▶ [Direction]:
Reproduce the records below exactly, leaving out any pictures.

┌──

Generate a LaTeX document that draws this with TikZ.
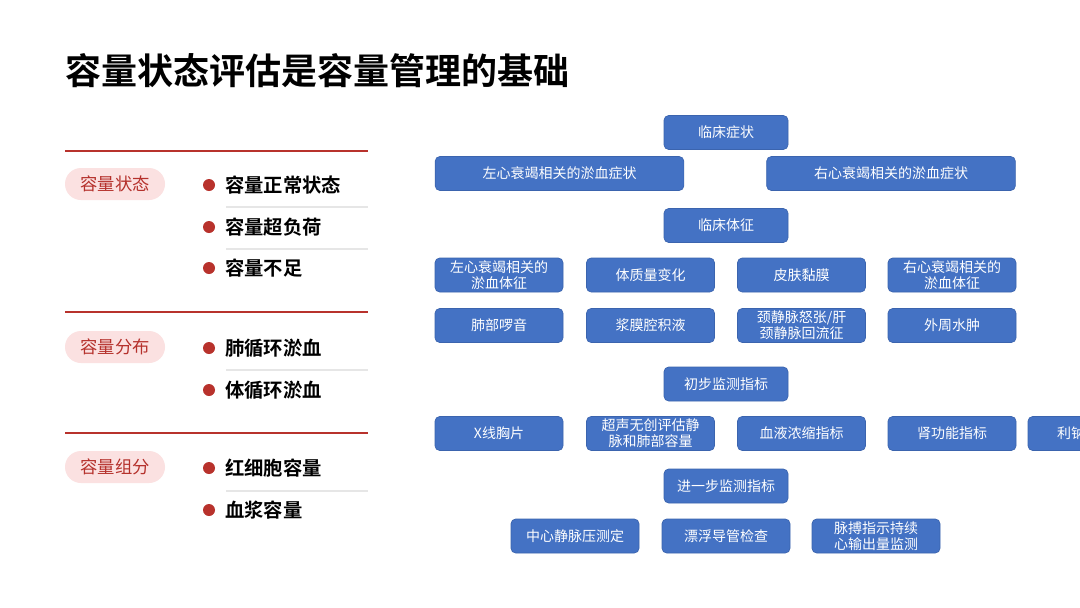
\documentclass[tikz,border=0pt]{standalone}
\usepackage{fontspec}
\setmainfont{Noto Sans CJK SC}
\newfontfamily\cjkb{Noto Sans CJK SC Bold}
\usetikzlibrary{shapes.misc}
\definecolor{boxblue}{HTML}{4472C4}
\definecolor{boxedge}{HTML}{3B64AE}
\definecolor{darkred}{HTML}{B8322C}
\definecolor{pillfill}{HTML}{FBE1E1}
\definecolor{pilltext}{HTML}{B5312C}
\definecolor{sepgray}{HTML}{E6E6E6}
\tikzset{
  bbox/.style={rounded corners=3.5pt, fill=boxblue, draw=boxedge, line width=0.5pt,
    text=white, font=\fontsize{10.5pt}{12pt}\selectfont, align=center,
    minimum width=96pt, minimum height=25.5pt, inner sep=1pt},
  wbox/.style={bbox, minimum width=186.5pt},
  cbox/.style={bbox, minimum width=93pt},
  pill/.style={rounded rectangle, fill=pillfill, text=pilltext,
    font=\fontsize{13pt}{15pt}\selectfont, minimum width=75pt, minimum height=24pt, inner sep=0pt},
  item/.style={anchor=west, font=\cjkb\fontsize{14.5pt}{16pt}\selectfont, text=black, inner sep=0pt},
  dot/.style={circle, fill=darkred, minimum size=9pt, inner sep=0pt},
  redline/.style={draw=darkred, line width=1.5pt},
  sepline/.style={draw=sepgray, line width=0.8pt}
}
\begin{document}
\begin{tikzpicture}[x=0.75pt,y=-0.75pt]
\useasboundingbox (0,0) rectangle (1080,607);
\clip (0,0) rectangle (1080,607);
\fill[white] (0,0) rectangle (1080,607);

% title
\node[anchor=west, inner sep=0pt, font=\cjkb\fontsize{27pt}{30pt}\selectfont] (title) at (65,71) {容量状态评估是容量管理的基础};

% left panel
\coordinate (r1a) at (65,151); \coordinate (r1b) at (368,151);
\coordinate (r2a) at (65,312); \coordinate (r2b) at (368,312);
\coordinate (r3a) at (65,433); \coordinate (r3b) at (368,433);
\draw[redline] (r1a) -- (r1b);
\draw[redline] (r2a) -- (r2b);
\draw[redline] (r3a) -- (r3b);

\coordinate (s1a) at (226,207); \coordinate (s1b) at (368,207);
\coordinate (s2a) at (226,249); \coordinate (s2b) at (368,249);
\coordinate (s3a) at (226,370); \coordinate (s3b) at (368,370);
\coordinate (s4a) at (226,491); \coordinate (s4b) at (368,491);
\draw[sepline] (s1a) -- (s1b);
\draw[sepline] (s2a) -- (s2b);
\draw[sepline] (s3a) -- (s3b);
\draw[sepline] (s4a) -- (s4b);

\node[pill] (p1) at (115,184) {容量状态};
\node[pill] (p2) at (115,347) {容量分布};
\node[pill] (p3) at (115,467) {容量组分};

\node[dot] (d1) at (209,185) {}; \node[item] (i1) at (225,185) {容量正常状态};
\node[dot] (d2) at (209,227) {}; \node[item] (i2) at (225,227) {容量超负荷};
\node[dot] (d3) at (209,268) {}; \node[item] (i3) at (225,268) {容量不足};
\node[dot] (d4) at (209,348) {}; \node[item] (i4) at (225,348) {肺循环淤血};
\node[dot] (d5) at (209,390) {}; \node[item] (i5) at (225,390) {体循环淤血};
\node[dot] (d6) at (209,468) {}; \node[item] (i6) at (225,468) {红细胞容量};
\node[dot] (d7) at (209,510) {}; \node[item] (i7) at (225,510) {血浆容量};

% right diagram
\node[cbox] (lczz) at (726,132.5) {临床症状};
\node[wbox] (zxzz) at (559.5,173.5) {左心衰竭相关的淤血症状};
\node[wbox] (yxzz) at (891,173.5) {右心衰竭相关的淤血症状};
\node[cbox] (lctz) at (726,225.5) {临床体征};

\node[bbox] (a1) at (499,275) {左心衰竭相关的\\淤血体征};
\node[bbox] (a2) at (650.5,275) {体质量变化};
\node[bbox] (a3) at (801.5,275) {皮肤黏膜};
\node[bbox] (a4) at (952,275) {右心衰竭相关的\\淤血体征};

\node[bbox] (b1) at (499,325.5) {肺部啰音};
\node[bbox] (b2) at (650.5,325.5) {浆膜腔积液};
\node[bbox] (b3) at (801.5,325.5) {颈静脉怒张/肝\\颈静脉回流征};
\node[bbox] (b4) at (952,325.5) {外周水肿};

\node[cbox] (cbjc) at (726,384) {初步监测指标};

\node[bbox] (c1) at (499,433.5) {X线胸片};
\node[bbox] (c2) at (650.5,433.5) {超声无创评估静\\脉和肺部容量};
\node[bbox] (c3) at (801.5,433.5) {血液浓缩指标};
\node[bbox] (c4) at (952,433.5) {肾功能指标};
\node[bbox] (c5) at (1092,433.5) {利钠肽指标};

\node[cbox] (jybjc) at (726,486) {进一步监测指标};

\node[bbox] (e1) at (575,536) {中心静脉压测定};
\node[bbox] (e2) at (726,536) {漂浮导管检查};
\node[bbox] (e3) at (876,536) {脉搏指示持续\\心输出量监测};
\end{tikzpicture}
\end{document}
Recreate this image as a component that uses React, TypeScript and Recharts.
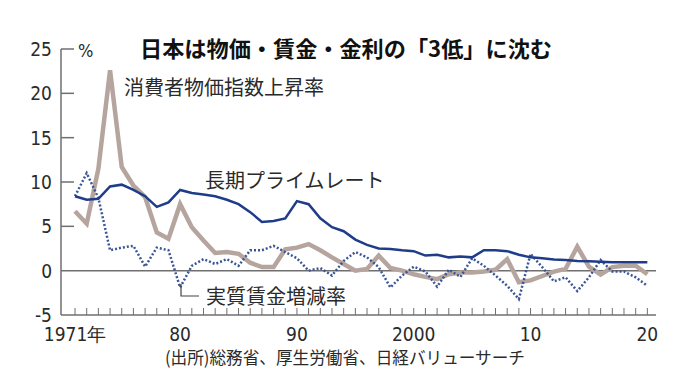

└──

▶ [Exercise answer]:
Generate a LaTeX document that draws this with TikZ.
\documentclass[tikz,border=0pt]{standalone}
\usepackage{fontspec}
\setmainfont{Noto Sans CJK SC}
\newfontfamily\cjkb{Noto Sans CJK SC Bold}
\usetikzlibrary{shapes.misc}
\definecolor{boxblue}{HTML}{4472C4}
\definecolor{boxedge}{HTML}{3B64AE}
\definecolor{darkred}{HTML}{B8322C}
\definecolor{pillfill}{HTML}{FBE1E1}
\definecolor{pilltext}{HTML}{B5312C}
\definecolor{sepgray}{HTML}{E6E6E6}
\tikzset{
  bbox/.style={rounded corners=3.5pt, fill=boxblue, draw=boxedge, line width=0.5pt,
    text=white, font=\fontsize{10.5pt}{12pt}\selectfont, align=center,
    minimum width=96pt, minimum height=25.5pt, inner sep=1pt},
  wbox/.style={bbox, minimum width=186.5pt},
  cbox/.style={bbox, minimum width=93pt},
  pill/.style={rounded rectangle, fill=pillfill, text=pilltext,
    font=\fontsize{13pt}{15pt}\selectfont, minimum width=75pt, minimum height=24pt, inner sep=0pt},
  item/.style={anchor=west, font=\cjkb\fontsize{14.5pt}{16pt}\selectfont, text=black, inner sep=0pt},
  dot/.style={circle, fill=darkred, minimum size=9pt, inner sep=0pt},
  redline/.style={draw=darkred, line width=1.5pt},
  sepline/.style={draw=sepgray, line width=0.8pt}
}
\begin{document}
\begin{tikzpicture}[x=0.75pt,y=-0.75pt]
\useasboundingbox (0,0) rectangle (1080,607);
\clip (0,0) rectangle (1080,607);
\fill[white] (0,0) rectangle (1080,607);

% title
\node[anchor=west, inner sep=0pt, font=\cjkb\fontsize{27pt}{30pt}\selectfont] (title) at (65,71) {容量状态评估是容量管理的基础};

% left panel
\coordinate (r1a) at (65,151); \coordinate (r1b) at (368,151);
\coordinate (r2a) at (65,312); \coordinate (r2b) at (368,312);
\coordinate (r3a) at (65,433); \coordinate (r3b) at (368,433);
\draw[redline] (r1a) -- (r1b);
\draw[redline] (r2a) -- (r2b);
\draw[redline] (r3a) -- (r3b);

\coordinate (s1a) at (226,207); \coordinate (s1b) at (368,207);
\coordinate (s2a) at (226,249); \coordinate (s2b) at (368,249);
\coordinate (s3a) at (226,370); \coordinate (s3b) at (368,370);
\coordinate (s4a) at (226,491); \coordinate (s4b) at (368,491);
\draw[sepline] (s1a) -- (s1b);
\draw[sepline] (s2a) -- (s2b);
\draw[sepline] (s3a) -- (s3b);
\draw[sepline] (s4a) -- (s4b);

\node[pill] (p1) at (115,184) {容量状态};
\node[pill] (p2) at (115,347) {容量分布};
\node[pill] (p3) at (115,467) {容量组分};

\node[dot] (d1) at (209,185) {}; \node[item] (i1) at (225,185) {容量正常状态};
\node[dot] (d2) at (209,227) {}; \node[item] (i2) at (225,227) {容量超负荷};
\node[dot] (d3) at (209,268) {}; \node[item] (i3) at (225,268) {容量不足};
\node[dot] (d4) at (209,348) {}; \node[item] (i4) at (225,348) {肺循环淤血};
\node[dot] (d5) at (209,390) {}; \node[item] (i5) at (225,390) {体循环淤血};
\node[dot] (d6) at (209,468) {}; \node[item] (i6) at (225,468) {红细胞容量};
\node[dot] (d7) at (209,510) {}; \node[item] (i7) at (225,510) {血浆容量};

% right diagram
\node[cbox] (lczz) at (726,132.5) {临床症状};
\node[wbox] (zxzz) at (559.5,173.5) {左心衰竭相关的淤血症状};
\node[wbox] (yxzz) at (891,173.5) {右心衰竭相关的淤血症状};
\node[cbox] (lctz) at (726,225.5) {临床体征};

\node[bbox] (a1) at (499,275) {左心衰竭相关的\\淤血体征};
\node[bbox] (a2) at (650.5,275) {体质量变化};
\node[bbox] (a3) at (801.5,275) {皮肤黏膜};
\node[bbox] (a4) at (952,275) {右心衰竭相关的\\淤血体征};

\node[bbox] (b1) at (499,325.5) {肺部啰音};
\node[bbox] (b2) at (650.5,325.5) {浆膜腔积液};
\node[bbox] (b3) at (801.5,325.5) {颈静脉怒张/肝\\颈静脉回流征};
\node[bbox] (b4) at (952,325.5) {外周水肿};

\node[cbox] (cbjc) at (726,384) {初步监测指标};

\node[bbox] (c1) at (499,433.5) {X线胸片};
\node[bbox] (c2) at (650.5,433.5) {超声无创评估静\\脉和肺部容量};
\node[bbox] (c3) at (801.5,433.5) {血液浓缩指标};
\node[bbox] (c4) at (952,433.5) {肾功能指标};
\node[bbox] (c5) at (1092,433.5) {利钠肽指标};

\node[cbox] (jybjc) at (726,486) {进一步监测指标};

\node[bbox] (e1) at (575,536) {中心静脉压测定};
\node[bbox] (e2) at (726,536) {漂浮导管检查};
\node[bbox] (e3) at (876,536) {脉搏指示持续\\心输出量监测};
\end{tikzpicture}
\end{document}
Recreate this image as a component that uses React, TypeScript and Recharts.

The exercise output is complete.